Titik Nol Banda Aceh, Gampong Pande Tak Layak Jadi Lokasi Pengolahan Tinja

Makam raja-raja dan ulama Aceh di Gampong Pande. Foto: Fakhrurrazi.
Makam raja-raja dan ulama Aceh di Gampong Pande. Foto: Fakhrurrazi.

Ketua Fraksi Partai Keadila Sejahtera (PKS) Dewan Perwakilan Rakyat Kota (DPRK) Banda Aceh, Tuanku Muhammad menyanyangkan terbitnya surat dari Pemko Banda Aceh kepada Kementerian Pekerjaan Umum dan Perumahan Rakyat (PUPR) untuk melanjutkan pembangunan IPAL tersebut.


Tuanku mengatakan pembangunan Instalasi Pengolahan Air Limbah (IPAL) di Gampong Pande dan Gampong Jawa, di Kecamatan Kuta Raja, Banda Aceh, tidak layak dilanjutkan. Terutama terkait status kawasan itu yang menjadi bekas Kerajaan Aceh Darussalam. 
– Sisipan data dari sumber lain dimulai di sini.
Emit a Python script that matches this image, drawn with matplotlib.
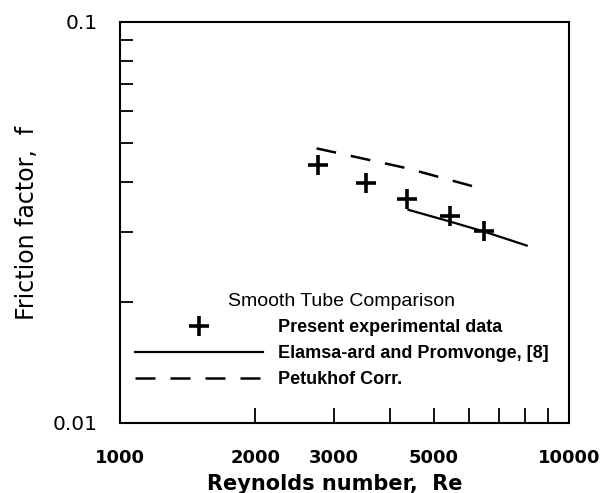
import matplotlib.pyplot as plt
from matplotlib.ticker import NullFormatter

# Datos
re_exp = [2765, 3525, 4350, 5430, 6480]
f_exp = [0.0440, 0.0397, 0.0362, 0.0328, 0.0302]

re_elamsa = [4390, 5430, 6480, 8050]
f_elamsa = [0.0340, 0.0318, 0.0300, 0.0277]

re_petukhov = [2740, 4350, 6230]
f_petukhov = [0.0484, 0.0432, 0.0387]

x_major = [1000, 2000, 3000, 5000, 10000]
x_major_labels = ['1000', '2000', '3000', '5000', '10000']
x_minor = [4000, 6000, 7000, 8000, 9000]
y_major = [0.01, 0.1]
y_major_labels = ['0.01', '0.1']
y_minor = [0.02, 0.03, 0.04, 0.05, 0.06, 0.07, 0.08, 0.09]

fig = plt.figure(figsize=(6.05, 4.93), dpi=100)
ax = fig.add_axes([0.1983, 0.142, 0.7422, 0.8134])
ax.set_xscale('log')
ax.set_yscale('log')

ax.plot(re_exp, f_exp, linestyle='none', marker='+', markersize=14, markeredgewidth=2.6,
        color='black', label='Present experimental data', zorder=5)
ax.plot(re_elamsa, f_elamsa, '-', color='black', linewidth=1.6,
        label='Elamsa-ard and Promvonge, [8]')
ax.plot(re_petukhov, f_petukhov, color='black', linewidth=1.8, dashes=(8, 6),
        label='Petukhof Corr.')

ax.set_xlim(1000, 10000)
ax.set_ylim(0.01, 0.1)

ax.set_xticks(x_major)
ax.set_xticklabels(x_major_labels, fontfamily='DejaVu Sans', fontweight='bold', fontsize=13)
ax.set_xticks(x_minor, minor=True)
ax.xaxis.set_minor_formatter(NullFormatter())
ax.set_yticks(y_major)
ax.set_yticklabels(y_major_labels, fontfamily='DejaVu Sans', fontsize=14.5)
ax.set_yticks(y_minor, minor=True)
ax.yaxis.set_minor_formatter(NullFormatter())

ax.tick_params(axis='x', which='both', direction='in', length=10.8, width=1.3, pad=19)
ax.tick_params(axis='y', which='both', direction='in', length=9.5, width=1.3, pad=16)
for s in ax.spines.values():
    s.set_linewidth(1.5)

ax.set_xlabel('Reynolds number,  Re', fontfamily='DejaVu Sans', fontweight='bold', fontsize=15)
ax.xaxis.set_label_coords(0.479, -0.126)
ax.set_ylabel('Friction factor,  f', fontfamily='DejaVu Sans', fontsize=17, labelpad=10)

leg = ax.legend(loc='upper left', bbox_to_anchor=(0.0334, 0.324), frameon=False,
                title='Smooth Tube Comparison', numpoints=1,
                prop={'family': 'Liberation Sans', 'weight': 'bold', 'size': 13},
                title_fontproperties={'family': 'Liberation Sans', 'size': 14},
                handlelength=7.1, handletextpad=0.83, labelspacing=0.5,
                borderpad=0, borderaxespad=0)

plt.savefig('out.png', dpi=100)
“Ini adalah daerah yang menyimpan banyak peninggalan nisan kuno. Lokasi itu juga merupakan titik nol kilometer Banda Aceh,” kata Tuanku, Seni, 1 Maret 2021.

Menurut Tuanku, di lokasi tersebut, seharusnya tidak dilakukan pembangunan-pembangunan yang bersifat merusak situs-situs peninggalan sejarah yang ada. Daerah ini merupakan cikal bakal Kerajaan Aceh Darussalam atau yang dikenal dengan nama Darut Donya.
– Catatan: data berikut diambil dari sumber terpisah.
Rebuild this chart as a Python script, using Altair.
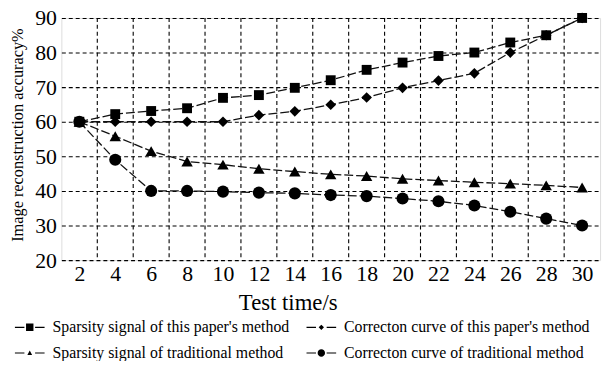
import altair as alt
import pandas as pd

# ---- data ----
test_time = [2, 4, 6, 8, 10, 12, 14, 16, 18, 20, 22, 24, 26, 28, 30]
sparsity_paper = [60, 62.2, 63.1, 63.9, 66.9, 67.7, 69.8, 72, 75, 77.1, 79, 80, 82.9, 85, 90]
correction_paper = [60, 60, 60, 60, 60, 61.9, 63, 64.9, 67, 69.8, 71.9, 74, 80, 85, 90]
sparsity_trad = [60, 55.8, 51.5, 48.5, 47.6, 46.4, 45.6, 44.8, 44.3, 43.5, 43, 42.5, 42.1, 41.6, 41]
correction_trad = [60, 49, 40, 40, 39.8, 39.5, 39.3, 38.8, 38.5, 37.8, 37, 35.8, 34, 32, 30]

series_names = [
    "Sparsity signal of this paper's method",
    "Correcton curve of this paper's method",
    "Sparsity signal of traditional method",
    "Correcton curve of traditional method",
]
series_values = [sparsity_paper, correction_paper, sparsity_trad, correction_trad]
marker_shapes = ["square", "diamond", "triangle-up", "circle"]
marker_sizes = [100, 150, 120, 180]

x_ticks = list(range(2, 31, 2))
x_grid = list(range(3, 30, 2))
y_ticks = list(range(20, 91, 10))

# legend symbols: short line + small marker + short line
seg = "M-1,-0.04H-0.36V0.04H-1ZM0.36,-0.04H1V0.04H0.36Z"
legend_paths = [
    seg + "M-0.25,-0.25H0.25V0.25H-0.25Z",
    seg + "M-0.18,0L0,-0.18L0.18,0L0,0.18Z",
    seg + "M-0.16,0.13L0,-0.17L0.16,0.13Z",
    seg + "M-0.25,0A0.25,0.25 0 1,0 0.25,0A0.25,0.25 0 1,0 -0.25,0Z",
]
# legend fills column by column: put entries in that order
legend_order = [0, 2, 1, 3]
legend_domain = [series_names[i] for i in legend_order]
legend_range = [legend_paths[i] for i in legend_order]

rows = []
for k, (name, vals) in enumerate(zip(series_names, series_values)):
    for t, v in zip(test_time, vals):
        rows.append({"series": name, "t": t, "acc": v, "ord": k})
df = pd.DataFrame(rows)
grid_df = pd.DataFrame({"gx": x_grid})

FONT = "Liberation Serif"
xscale = alt.Scale(domain=[1, 31], nice=False, zero=False)
yscale = alt.Scale(domain=[20, 90], nice=False, zero=False)

x_axis = alt.Axis(
    values=x_ticks, grid=False, ticks=False, domain=False, tickSize=0,
    labelFont=FONT, labelFontSize=22, labelColor="black", labelPadding=4,
    labelFlush=False, labelOverlap=False,
    title="Test time/s", titleFont=FONT, titleFontSize=23, titleFontWeight="normal",
    titleColor="black", titleX=229, titleY=50, titleBaseline="alphabetic", titleAlign="center",
)
y_axis = alt.Axis(
    values=y_ticks, grid=True, gridDash=[4, 3], gridColor="black", gridWidth=1.1,
    gridOpacity=1, ticks=False, domain=False, tickSize=0,
    labelFont=FONT, labelFontSize=22, labelColor="black", labelPadding=5,
    labelFlush=False, labelOverlap=False,
    title="Image reconstruction accuracy%", titleFont=FONT, titleFontSize=16.5,
    titleFontWeight="normal", titleColor="black", titleX=-44, titleY=118,
    titleAngle=270, titleAlign="center", titleBaseline="middle",
)

X = alt.X("t:Q", scale=xscale, axis=x_axis, title="Test time/s")
Y = alt.Y("acc:Q", scale=yscale, axis=y_axis, title="Image reconstruction accuracy%")

grid = alt.Chart(grid_df).mark_rule(color="black", strokeWidth=1.1, strokeDash=[4, 3]).encode(
    x=alt.X("gx:Q", scale=xscale, axis=x_axis, title="Test time/s")
)

base = alt.Chart(df)
lines = base.mark_line(color="#111", strokeWidth=1.3, strokeDash=[9, 3]).encode(
    x=X, y=Y, detail="series:N",
)
points = base.mark_point(filled=True, color="black", opacity=1).encode(
    x=X, y=Y,
    shape=alt.Shape("series:N", scale=alt.Scale(domain=series_names, range=marker_shapes), legend=None),
    size=alt.Size("series:N", scale=alt.Scale(domain=series_names, range=marker_sizes), legend=None),
    order=alt.Order("ord:Q"),
)

legend_layer = base.mark_point(filled=True, color="black").encode(
    x=X, y=Y,
    shape=alt.Shape(
        "series:N",
        scale=alt.Scale(domain=legend_domain, range=legend_range),
        legend=alt.Legend(
            title=None, orient="none", legendX=-47, legendY=298, columns=2,
            columnPadding=17, rowPadding=3, symbolSize=900, labelOffset=8,
            labelFont=FONT, labelFontSize=16, labelColor="black", labelLimit=400,
            symbolFillColor="black", symbolStrokeWidth=0, symbolOpacity=1, padding=0,
        ),
    ),
).transform_filter("false")

chart = alt.layer(grid, lines, points, legend_layer).resolve_scale(
    shape="independent", size="independent"
).properties(
    width=545, height=245, autosize="none",
    padding={"left": 54, "top": 8, "right": 6, "bottom": 100},
).configure_view(
    stroke="black", strokeWidth=1.2
).configure_axis(
    labelFont=FONT, titleFont=FONT, labelColor="black", titleColor="black"
).configure_text(font=FONT).configure(font=FONT)

chart.save("out.html", embed_options={"renderer": "svg", "actions": False})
"Pada saat pembangunan awal memang sudah diprediksi di situ akan ditemukan situs-situs makam. Ternyata pada penggalian IPAL pertama, benar ditemukan nisan-nisan tersebut," ujar Tuanku.

Setelah ditemukan nisan tersebut, lanjut Tuanku, pada 2017 mencuat agar pembangunan proyek IPAL itu dihentikan sampai adanya penelitian lebih lanjut. Kemudian, pada Februari 2021, Pemko Banda Aceh berdasarkan hasil rekomendasi yang diinisiasi oleh PUPR melanjutkan proyek pembangunan sarana pengolahan limbah di lokasi tersebut.

"Kita lihat respon masyarakat banyak menolak dan sangat sedikit yang memberikan pandangan mendukung. Inilah yang harus kita pahami bahwa ada keinginan bersama agar proyek itu dihentikan," ungkapnya.

Tuanku meyakini di kawasan Gampong Pande dan Gampong Jawa tersebut masih banyak lagi peninggalan-peninggalan kuno lainnya yang masih terkubur dan tertimbun. Seharusnya, kata dia, pihak terkait melakukan kajian konservasi sejarah yang lebih luas.

Tuanku juga menganggap bahwa sampah dan limbah di kawasan itu menghilangkan kemuliaan warga Aceh. Nisan yang ada di kawasani tu, kata Tuanku, bukan hanya batu. Itu adalah catatan sejarah dengan tulisan epigraf, seperti kaligrafi, dengan sejumlah pesan di dalamnya.